DATASET EXCERPT -
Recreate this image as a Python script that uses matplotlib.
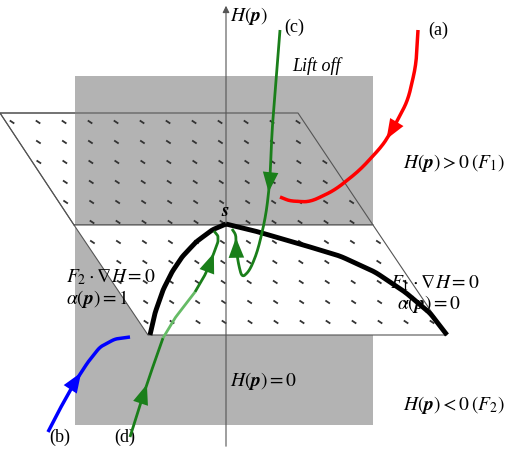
import matplotlib
matplotlib.use("Agg")
import matplotlib.pyplot as plt
import numpy as np
from matplotlib.patches import Polygon, Rectangle
from matplotlib.path import Path

plt.rcParams['mathtext.fontset'] = 'stix'
plt.rcParams['font.family'] = ['Liberation Serif', 'DejaVu Serif']

# diagram geometry (pixel space)
plane_back = [(0,113),(298,113),(373,225),(74,225)]
plane_front = [(74,225),(373,225),(447,335),(148,335)]
gray_rect = (75, 76, 298, 349)

boundary_left = [(150,335),(155,313),(163,290),(172,272),(182,257),(196,242),(212,230),(226,224)]
boundary_right = [(226,224),(255,231),(300,244),(340,256),(375,272),(405,292),(430,313),(447,335)]
red = [(418,30),(416,65),(408,100),(395,125),(383,145),(360,170),(335,190),(310,202),(290,201),(280,197)]
blue = [(130,337),(115,339),(100,347),(88,362),(75,382),(62,405),(48,432)]
green_c = [(280,30),(276,80),(272,130),(270,180),(266,215),(258,250),(250,270),(242,278),(238,262),(236,245),(236,235),(232,229)]
green_d_dark1 = [(130,437),(140,405),(150,375),(163,338)]
green_d_light = [(163,338),(175,318),(195,292)]
green_d_dark2 = [(195,292),(205,275),(212,258),(218,242),(218,236),(214,231)]

fig = plt.figure(figsize=(5.2,4.49), dpi=100)
ax = fig.add_axes([0,0,1,1])
ax.set_xlim(0,520); ax.set_ylim(449,0); ax.axis('off')

ax.add_patch(Polygon(plane_back, closed=True, fc='white', ec='#555555', lw=0.8, zorder=0))
ax.add_patch(Rectangle(gray_rect[:2], gray_rect[2], gray_rect[3], fc='#b3b3b3', ec='none', zorder=1))
ax.add_patch(Polygon(plane_back, closed=True, fc='none', ec='#555555', lw=0.8, zorder=1.5))
ax.add_patch(Polygon(plane_front, closed=True, fc='white', ec='#555555', lw=0.8, zorder=2))

# dots on the plane
allpoly = Path([(0,113),(298,113),(447,335),(148,335),(0,113)])
for yy in np.arange(122, 335, 20):
    off = ((yy-122)/20 % 2) * 13
    for xx in np.arange(-20+off, 460, 26):
        xs = xx + (yy-113)*0.67
        if allpoly.contains_point((xs, yy)):
            ax.plot([xs-1.5, xs+1.5], [yy-1, yy+1], color='#333333', lw=1.3, zorder=3)

# vertical axis
ax.annotate('', xy=(226,3), xytext=(226,449),
            arrowprops=dict(arrowstyle='-|>', color='#555555', lw=0.8, mutation_scale=10), zorder=3)

def curve(pts, color, lw, z=5, k=7):
    p = np.array(pts, float)
    t = np.linspace(0,1,len(p))
    tt = np.linspace(0,1,200)
    x = np.interp(tt, t, p[:,0]); y = np.interp(tt, t, p[:,1])
    xs = np.convolve(np.pad(x,k,mode='edge'), np.ones(2*k+1)/(2*k+1), 'valid')
    ys = np.convolve(np.pad(y,k,mode='edge'), np.ones(2*k+1)/(2*k+1), 'valid')
    xs[0],ys[0],xs[-1],ys[-1] = x[0],y[0],x[-1],y[-1]
    ax.plot(xs, ys, color=color, lw=lw, zorder=z, solid_capstyle='butt')
    return xs, ys

def arrow(xs, ys, frac, color):
    i = int(frac*len(xs))
    ax.annotate('', xy=(xs[i+2], ys[i+2]), xytext=(xs[i-2], ys[i-2]),
                arrowprops=dict(arrowstyle='-|>,head_length=0.9,head_width=0.35', color=color, lw=0, mutation_scale=16), zorder=6)

curve(boundary_left, 'black', 3.5, 4, k=4)
curve(boundary_right, 'black', 3.5, 4, k=4)
xs, ys = curve(red, '#ff0000', 2.5); arrow(xs, ys, 0.4, '#ff0000')
xs, ys = curve(blue, '#0000ff', 2.5); arrow(xs[::-1], ys[::-1], 0.4, '#0000ff')
xs, ys = curve(green_c, '#1a7f1a', 2.0); arrow(xs, ys, 0.3, '#1a7f1a'); arrow(xs, ys, 0.87, '#1a7f1a')
xs, ys = curve(green_d_dark1, '#1a7f1a', 2.0); arrow(xs, ys, 0.55, '#1a7f1a')
curve(green_d_light, '#66bb66', 2.0)
xs, ys = curve(green_d_dark2, '#1a7f1a', 2.0); arrow(xs, ys, 0.45, '#1a7f1a')

fs = 14
ax.text(230, 16, r'$H(\boldsymbol{p})$', fontsize=fs, va='center')
ax.text(294, 27, '(c)', fontsize=13, va='center', ha='center')
ax.text(438, 30, '(a)', fontsize=13, va='center', ha='center')
ax.text(60, 437, '(b)', fontsize=13, va='center', ha='center')
ax.text(125, 437, '(d)', fontsize=13, va='center', ha='center')
ax.text(292, 66, 'Lift off', fontsize=13, style='italic', va='center')
ax.text(403, 163, r'$H(\boldsymbol{p})>0\,(F_1)$', fontsize=fs, va='center')
ax.text(403, 405, r'$H(\boldsymbol{p})<0\,(F_2)$', fontsize=fs, va='center')
ax.text(230, 381, r'$H(\boldsymbol{p})=0$', fontsize=fs, va='center')
ax.text(66, 277, r'$F_2\cdot\nabla H=0$', fontsize=fs, va='center')
ax.text(66, 299, r'$\alpha(\boldsymbol{p})=1$', fontsize=fs, va='center')
ax.text(390, 283, r'$F_1\cdot\nabla H=0$', fontsize=fs, va='center')
ax.text(397, 304, r'$\alpha(\boldsymbol{p})=0$', fontsize=fs, va='center')
ax.text(221, 212, r'$\boldsymbol{s}$', fontsize=fs, va='center')

fig.savefig('out.png', dpi=100)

TO BE DONE - Pull out each line holding the string "matplotlib".

ANSWER TO THE TASK -
Recreate this image as a Python script that uses matplotlib.
import matplotlib
matplotlib.use("Agg")
import matplotlib.pyplot as plt
from matplotlib.patches import Polygon, Rectangle
from matplotlib.path import Path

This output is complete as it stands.